Paulus voelt zich verlaten, het is koud en voorziet zijn einde. Nu heeft hij behoefte aan mensen die nabij zijn. Mantelzorgers.
Juist dan, als mantelzorg nodig is, wordt het bestaan van mensen kleiner en kleiner. Het komt er op aan. De laatste vragen komen aan de orde. Mensen nemen afscheid. Soms klinkt er een helder getuigenis. Schuld wordt beleden. Zonden vergeven. Niet zelden gaan mensen zingen. Conflicten worden bijgelegd. Het geloof krijgt glans.

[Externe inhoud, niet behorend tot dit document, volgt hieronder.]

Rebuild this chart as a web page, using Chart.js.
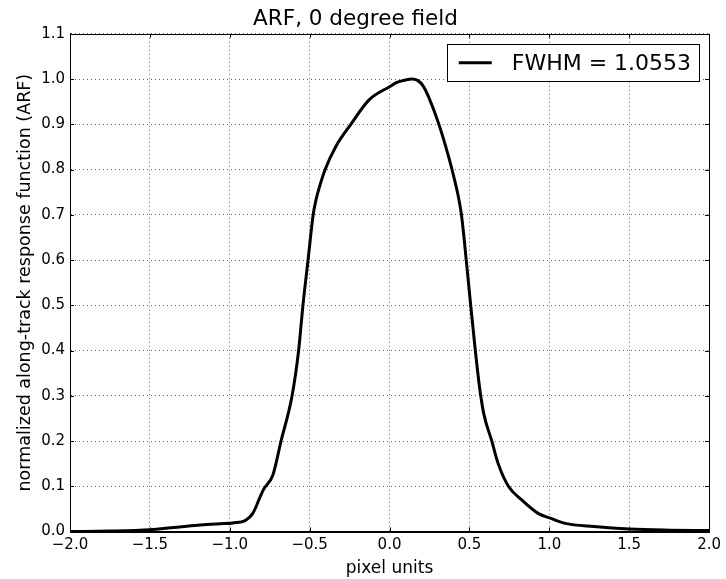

Het lichaam van een alleenstaande was brozer dan ooit, maar er werd gezongen ‘Abba Vader’. Een moeder op zeer hoge leeftijd, alleen nog een zoon, vertelde met uiterst zwakke stem ‘Ich bin in des Herrn Hut’. Dat was haar vaste overtuiging sinds haar ‘Konfirmation’. Een uiterst kwetsbare vrouw zegt zeer te verlangen naar Jezus, want zij weet ‘haar Verlosser leeft’.
De tijd van de mantelzorg is ‘Quality time’, is van geweldige kwaliteit. Dan gebeuren die dingen waar je lang tegenop ziet, naar uitziet en heel lang op kunt terugzien. Het leven is smal, kort en diep geworden. Terwijl het leven uitgeperst wordt, schittert ineens iets van diepgeworteld en zwaar doorleefd en overwinnend geloof.
Paulus zei het ook: ik heb de goede strijd gestreden, de loop beëindigd, het geloof behouden en nu zal mijn rechtvaardige Rechter mij de krans der gerechtigheid geven (2 Tim.4,7.8).
Doorgaans zijn wij onder de indruk van prestaties, van glamour, geld, goed, succes en reputatie. Wij scharen ons graag bij de ‘volgers’ en liften mee op successen, faam en naam. Helaas is de realiteit vaak opgaan, blinken en verzinken. Een ‘kater’ volgt niet zelden.